--- Begin Items ---

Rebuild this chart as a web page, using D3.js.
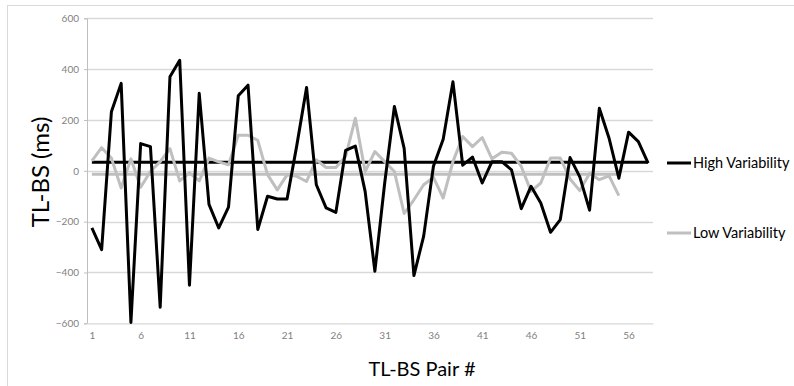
<!DOCTYPE html>
<html>
<head>
<meta charset="utf-8">
<script src="https://cdn.jsdelivr.net/npm/d3@7"></script>
<style>
  body { margin: 0; background: #fff; }
  svg { display: block; font-family: Lato, "Open Sans", sans-serif; }
</style>
</head>
<body>
<svg id="chart" width="794" height="386"></svg>
<script>
// values
const highVar = [
  -225, -310, 232, 344, -597, 107, 95, -537, 370, 435,
  -450, 305, -132, -225, -143, 295, 337, -231, -100, -111,
  -111, 100, 328, -55, -146, -164, 80, 97, -81, -395,
  -50, 253, 88, -412, -257, 18, 124, 350, 22, 54,
  -48, 36, 36, 4, -149, -61, -127, -242, -192, 52,
  -24, -155, 246, 128, -29, 152, 115, 30
]
const lowVar = [
  39, 91, 50, -68, 47, -65, -3, 36, 87, -40,
  -8, -40, 50, 35, 24, 140, 140, 120, -15, -75,
  -16, -22, -42, 43, 13, 13, 56, 207, -3, 76,
  36, -3, -168, -114, -55, -26, -107, 36, 135, 95,
  131, 47, 73, 69, 17, -81, -48, 50, 50, -32,
  -78, -11, -35, -20, -98
]
const highMean = 34
const lowMean = -14
const yTicks = [-600, -400, -200, 0, 200, 400, 600]
const xTickLabels = [1, 6, 11, 16, 21, 26, 31, 36, 41, 46, 51, 56]
const seriesNames = ['High Variability', 'Low Variability']

const svg = d3.select('#chart')
const black = '#000'
const grey = '#bfbfbf'

// chart border
svg.append('rect')
  .attr('x', 7.5).attr('y', 5.5)
  .attr('width', 790).attr('height', 390)
  .attr('fill', 'none').attr('stroke', '#d9d9d9')

const cats = d3.range(1, highVar.length + 1)
const x = d3.scalePoint()
  .domain(cats)
  .range([87, 653])
  .padding(0.5)
const y = d3.scaleLinear()
  .domain([-600, 600])
  .range([323.3, 18.3])

// gridlines
svg.append('g')
  .selectAll('line')
  .data(yTicks.filter(d => d !== -600))
  .join('line')
    .attr('x1', 87).attr('x2', 653)
    .attr('y1', d => Math.round(y(d)) + 0.5)
    .attr('y2', d => Math.round(y(d)) + 0.5)
    .attr('stroke', '#d9d9d9')
    .attr('stroke-width', 1.3)

// y axis
const yAxis = svg.append('g')
  .attr('transform', 'translate(87,0)')
  .call(d3.axisLeft(y).tickValues(yTicks).tickSize(3).tickPadding(5))
yAxis.select('.domain').attr('stroke', '#bfbfbf')
yAxis.selectAll('.tick line').attr('stroke', '#bfbfbf')
yAxis.selectAll('text')
  .attr('fill', '#7f7f7f')
  .style('font-size', '10px')
  .style('font-family', 'Lato, sans-serif')

// x axis
const xAxis = svg.append('g')
  .attr('transform', `translate(0,${y(-600)})`)
  .call(d3.axisBottom(x).tickValues(xTickLabels).tickSize(0).tickPadding(9))
xAxis.select('.domain').attr('stroke', '#d9d9d9').attr('stroke-width', 1.3)
xAxis.selectAll('text')
  .attr('fill', '#7f7f7f')
  .style('font-size', '10px')
  .style('font-family', 'Lato, sans-serif')

// titles
svg.append('text')
  .attr('transform', 'translate(49,172) rotate(-90)')
  .attr('text-anchor', 'middle')
  .attr('font-size', 24)
  .attr('fill', '#000')
  .text('TL-BS (ms)')

svg.append('text')
  .attr('x', 422).attr('y', 376)
  .attr('text-anchor', 'middle')
  .attr('font-size', 20)
  .attr('fill', '#000')
  .text('TL-BS Pair #')

const line = d3.line()
  .x((d, i) => x(i + 1))
  .y(d => y(d))

// mean lines
svg.append('line')
  .attr('x1', x(1)).attr('x2', x(lowVar.length))
  .attr('y1', y(lowMean)).attr('y2', y(lowMean))
  .attr('stroke', grey).attr('stroke-width', 3)
svg.append('line')
  .attr('x1', x(1)).attr('x2', x(highVar.length))
  .attr('y1', y(highMean)).attr('y2', y(highMean))
  .attr('stroke', black).attr('stroke-width', 3)

svg.append('path')
  .datum(lowVar)
  .attr('d', line)
  .attr('fill', 'none')
  .attr('stroke', grey)
  .attr('stroke-width', 3)
  .attr('stroke-linejoin', 'round')

svg.append('path')
  .datum(highVar)
  .attr('d', line)
  .attr('fill', 'none')
  .attr('stroke', black)
  .attr('stroke-width', 3)
  .attr('stroke-linejoin', 'round')

// legend
const legend = svg.append('g')
  .selectAll('g')
  .data(seriesNames)
  .join('g')
    .attr('transform', (d, i) => `translate(667,${163 + i * 70})`)
legend.append('line')
  .attr('x1', 0).attr('x2', 24)
  .attr('stroke', (d, i) => i === 0 ? black : grey)
  .attr('stroke-width', 3)
legend.append('text')
  .attr('x', 26).attr('y', 5)
  .attr('font-size', 14.5)
  .attr('fill', '#000')
  .text(d => d)
</script>
</body>
</html>
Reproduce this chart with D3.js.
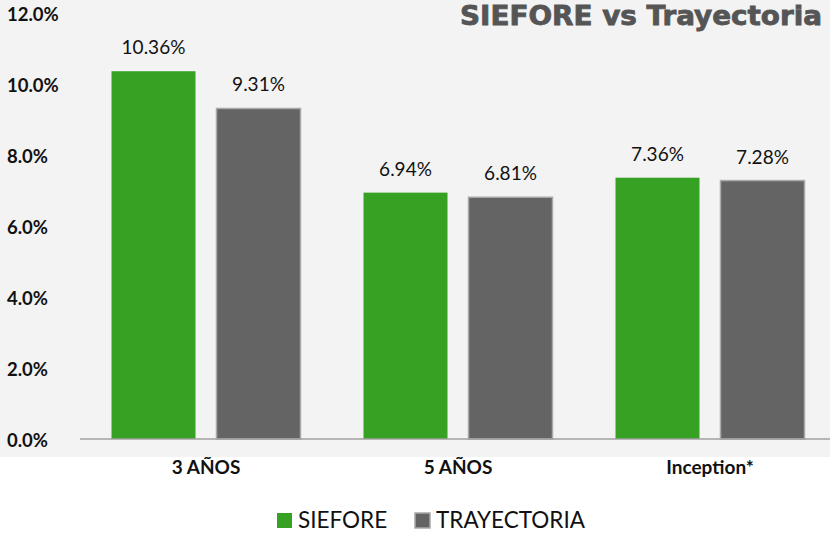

--- End Items ---

**Short problem:**
Every entry above should be duplicated exactly. Do not include the images.

**Response below:**
Rebuild this chart as a web page, using D3.js.
<!DOCTYPE html>
<html>
<head>
<meta charset="utf-8">
<script src="https://cdn.jsdelivr.net/npm/d3@7"></script>
<style>
  body { margin: 0; background: #fff; }
  svg { display: block; font-family: Lato, "Open Sans", sans-serif; }
</style>
</head>
<body>
<svg id="chart" width="794" height="386"></svg>
<script>
// values
const highVar = [
  -225, -310, 232, 344, -597, 107, 95, -537, 370, 435,
  -450, 305, -132, -225, -143, 295, 337, -231, -100, -111,
  -111, 100, 328, -55, -146, -164, 80, 97, -81, -395,
  -50, 253, 88, -412, -257, 18, 124, 350, 22, 54,
  -48, 36, 36, 4, -149, -61, -127, -242, -192, 52,
  -24, -155, 246, 128, -29, 152, 115, 30
]
const lowVar = [
  39, 91, 50, -68, 47, -65, -3, 36, 87, -40,
  -8, -40, 50, 35, 24, 140, 140, 120, -15, -75,
  -16, -22, -42, 43, 13, 13, 56, 207, -3, 76,
  36, -3, -168, -114, -55, -26, -107, 36, 135, 95,
  131, 47, 73, 69, 17, -81, -48, 50, 50, -32,
  -78, -11, -35, -20, -98
]
const highMean = 34
const lowMean = -14
const yTicks = [-600, -400, -200, 0, 200, 400, 600]
const xTickLabels = [1, 6, 11, 16, 21, 26, 31, 36, 41, 46, 51, 56]
const seriesNames = ['High Variability', 'Low Variability']

const svg = d3.select('#chart')
const black = '#000'
const grey = '#bfbfbf'

// chart border
svg.append('rect')
  .attr('x', 7.5).attr('y', 5.5)
  .attr('width', 790).attr('height', 390)
  .attr('fill', 'none').attr('stroke', '#d9d9d9')

const cats = d3.range(1, highVar.length + 1)
const x = d3.scalePoint()
  .domain(cats)
  .range([87, 653])
  .padding(0.5)
const y = d3.scaleLinear()
  .domain([-600, 600])
  .range([323.3, 18.3])

// gridlines
svg.append('g')
  .selectAll('line')
  .data(yTicks.filter(d => d !== -600))
  .join('line')
    .attr('x1', 87).attr('x2', 653)
    .attr('y1', d => Math.round(y(d)) + 0.5)
    .attr('y2', d => Math.round(y(d)) + 0.5)
    .attr('stroke', '#d9d9d9')
    .attr('stroke-width', 1.3)

// y axis
const yAxis = svg.append('g')
  .attr('transform', 'translate(87,0)')
  .call(d3.axisLeft(y).tickValues(yTicks).tickSize(3).tickPadding(5))
yAxis.select('.domain').attr('stroke', '#bfbfbf')
yAxis.selectAll('.tick line').attr('stroke', '#bfbfbf')
yAxis.selectAll('text')
  .attr('fill', '#7f7f7f')
  .style('font-size', '10px')
  .style('font-family', 'Lato, sans-serif')

// x axis
const xAxis = svg.append('g')
  .attr('transform', `translate(0,${y(-600)})`)
  .call(d3.axisBottom(x).tickValues(xTickLabels).tickSize(0).tickPadding(9))
xAxis.select('.domain').attr('stroke', '#d9d9d9').attr('stroke-width', 1.3)
xAxis.selectAll('text')
  .attr('fill', '#7f7f7f')
  .style('font-size', '10px')
  .style('font-family', 'Lato, sans-serif')

// titles
svg.append('text')
  .attr('transform', 'translate(49,172) rotate(-90)')
  .attr('text-anchor', 'middle')
  .attr('font-size', 24)
  .attr('fill', '#000')
  .text('TL-BS (ms)')

svg.append('text')
  .attr('x', 422).attr('y', 376)
  .attr('text-anchor', 'middle')
  .attr('font-size', 20)
  .attr('fill', '#000')
  .text('TL-BS Pair #')

const line = d3.line()
  .x((d, i) => x(i + 1))
  .y(d => y(d))

// mean lines
svg.append('line')
  .attr('x1', x(1)).attr('x2', x(lowVar.length))
  .attr('y1', y(lowMean)).attr('y2', y(lowMean))
  .attr('stroke', grey).attr('stroke-width', 3)
svg.append('line')
  .attr('x1', x(1)).attr('x2', x(highVar.length))
  .attr('y1', y(highMean)).attr('y2', y(highMean))
  .attr('stroke', black).attr('stroke-width', 3)

svg.append('path')
  .datum(lowVar)
  .attr('d', line)
  .attr('fill', 'none')
  .attr('stroke', grey)
  .attr('stroke-width', 3)
  .attr('stroke-linejoin', 'round')

svg.append('path')
  .datum(highVar)
  .attr('d', line)
  .attr('fill', 'none')
  .attr('stroke', black)
  .attr('stroke-width', 3)
  .attr('stroke-linejoin', 'round')

// legend
const legend = svg.append('g')
  .selectAll('g')
  .data(seriesNames)
  .join('g')
    .attr('transform', (d, i) => `translate(667,${163 + i * 70})`)
legend.append('line')
  .attr('x1', 0).attr('x2', 24)
  .attr('stroke', (d, i) => i === 0 ? black : grey)
  .attr('stroke-width', 3)
legend.append('text')
  .attr('x', 26).attr('y', 5)
  .attr('font-size', 14.5)
  .attr('fill', '#000')
  .text(d => d)
</script>
</body>
</html>
Reproduce this chart with D3.js.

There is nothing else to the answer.